In his mind, Osborne said, the shooting incident represented an “attempted homicide” since the groups were targeting each other. When the fleeing suspects drove out of the city, county police were able to get involved—an opportunity Osborne had wanted since the recent spate of crimes began about six weeks ago.

“When he runs out of the vehicle after trying to shoot somebody and has a visible handgun on his person, we’re going to pull out all the stops to catch that person, and I’d do it again tomorrow,” Osborne said, acknowledging that he understands why the level of intensity of the manhunt could have frightened some residents, especially the appearance of the Special Response Team—the aforementioned officers in military garb. “Yeah, I can see that. […] For safety reasons, we thought it’d be best to have the chopper make some passes first to see if we could see him right off the bat. We didn’t, so then the special response team did the grid-type search.”

As for the fairly light charges, Osborne said those were a result of conversations among law enforcement and Tompkins County District Attorney Matt Van Houten. When all was said and done, there simply wasn’t much evidence that rose to the level of serious charges, he said, even with bullet casings found at the scene of the initial shooting incident.
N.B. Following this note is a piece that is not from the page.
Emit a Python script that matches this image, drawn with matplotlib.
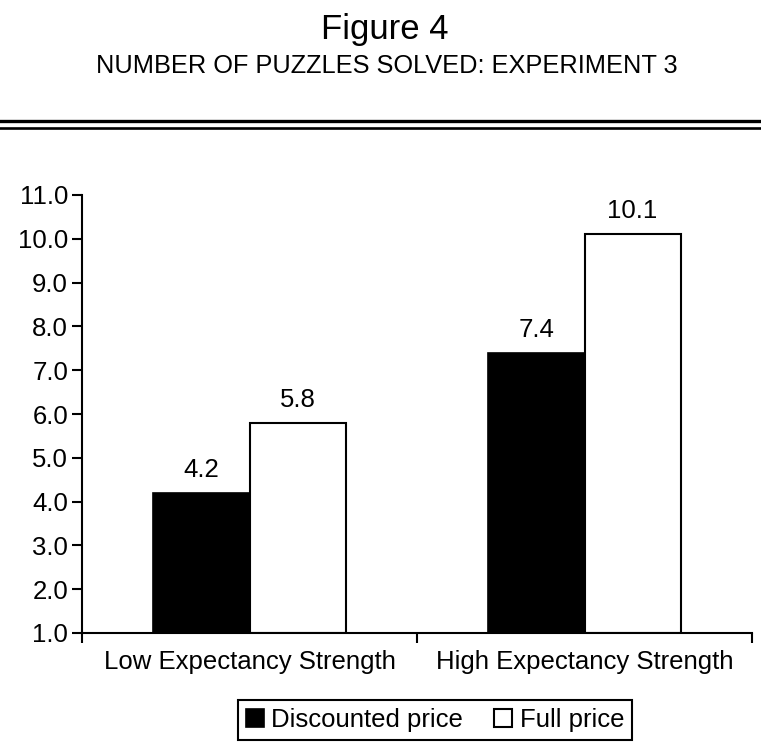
import matplotlib.pyplot as plt
import numpy as np

plt.rcParams['font.family'] = ['Liberation Sans', 'DejaVu Sans']

categories = ["Low Expectancy Strength", "High Expectancy Strength"]
discounted = [4.2, 7.4]
full = [5.8, 10.1]
series_names = ["Discounted price", "Full price"]
y_ticks = [1.0, 2.0, 3.0, 4.0, 5.0, 6.0, 7.0, 8.0, 9.0, 10.0, 11.0]

FS = 18.5

fig = plt.figure(figsize=(7.61, 7.48), dpi=100)
ax = fig.add_axes([82 / 761, 1 - 633 / 748, 670 / 761, 438 / 748])

x = np.arange(len(categories))
w = 0.287
base = 1.0
b1 = ax.bar(x - w / 2, np.array(discounted) - base, w, bottom=base,
            color="black", edgecolor="black", linewidth=1.2, label=series_names[0])
b2 = ax.bar(x + w / 2, np.array(full) - base, w, bottom=base,
            color="white", edgecolor="black", linewidth=1.5, label=series_names[1])

for xi, v in zip(x - w / 2, discounted):
    ax.text(xi, v + 0.25, f"{v:.1f}", ha="center", va="bottom", fontsize=FS)
for xi, v in zip(x + w / 2, full):
    ax.text(xi, v + 0.25, f"{v:.1f}", ha="center", va="bottom", fontsize=FS)

ax.set_xlim(-0.5, 1.5)
ax.set_ylim(1.0, 11.0)
ax.set_yticks(y_ticks)
ax.set_yticklabels([f"{t:.1f}" for t in y_ticks], fontsize=FS)
ax.set_xticks(x)
ax.set_xticklabels(categories, fontsize=FS)
ax.set_xticks([-0.5, 0.5, 1.5], minor=True)
ax.tick_params(axis="x", which="major", length=0, pad=12)
ax.tick_params(axis="x", which="minor", length=7, width=1.5, direction="out")
ax.tick_params(axis="y", length=7, width=1.5, direction="out", pad=3)
for s in ["top", "right"]:
    ax.spines[s].set_visible(False)
for s in ["left", "bottom"]:
    ax.spines[s].set_linewidth(1.5)

fig.text(0.505, 1 - 30 / 748, "Figure 4", ha="center", va="center", fontsize=25)
fig.text(0.508, 1 - 66 / 748, "NUMBER OF PUZZLES SOLVED: EXPERIMENT 3",
         ha="center", va="center", fontsize=18.3)
fig.add_artist(plt.Line2D([0, 1], [1 - 121 / 748] * 2, color="black", linewidth=2.4))
fig.add_artist(plt.Line2D([0, 1], [1 - 127.5 / 748] * 2, color="black", linewidth=1.9))

leg = fig.legend(handles=[b1, b2], labels=series_names, loc="center",
                 bbox_to_anchor=(435 / 761, 1 - 720 / 748), ncol=2, fontsize=FS,
                 handlelength=0.7, handleheight=0.7, handletextpad=0.3,
                 columnspacing=1.2, borderpad=0.3, fancybox=False,
                 edgecolor="black", framealpha=1)
leg.get_frame().set_linewidth(1.5)

fig.savefig("out.png", dpi=100)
“I wasn’t happy with that either,” Osborne said. “There just wasn’t a lot there. If we had located someone in the City of Ithaca who had been injured as a result or had been killed, that would have changed things completely. All we had was charges we could base on items that we found on them at the time. […] When the decision was made to dedicate resources to the search at the level we did, I didn’t do it based on what charges we may have afterwards, it was based on the safety of the community at the time.”

Osborne confirmed that police still do not have an idea where the third suspect is or even who they are, though he said police do have some leads that they’re just not comfortable sharing publicly yet. He did reveal that the suspect had been spotted at one point during the search by the helicopter loaned to local police by the New York State Police, yet when the helicopter had to depart to refuel shortly thereafter, police lost track of the suspect.

Once the sun went down and the K-9 units lost the scent, though in an entirely new area as the suspect traveled from the site of the crash near North Triphammer Road in the heart of Cayuga Heights to back toward Lake Street near Ithaca High School, police became confident that the suspect had left the area and wouldn’t be immediately discoverable.

The shift to a new area came with its own hiccup, as police momentarily implemented a stay-in-place order for a five-mile radius around an address on Renwick Heights Road, leading some to assume the suspect had holed up in that residence—and confusing some others, as a five-mile radius around that address is basically the entire campus of Cornell University, the City of Ithaca, and a sizable portion of other municipalities too. About 10 minutes later, the order was dropped to a mile radius around the same address.

“That one location was honestly just a mistake, that was where we had seen the suspect and when the dispatch center put out the alert they included that address,” Osborne said. “That wasn’t our intent to include the specific address and scare the hell out of the people there, but that was just one of those things that happens in the heat of the moment.”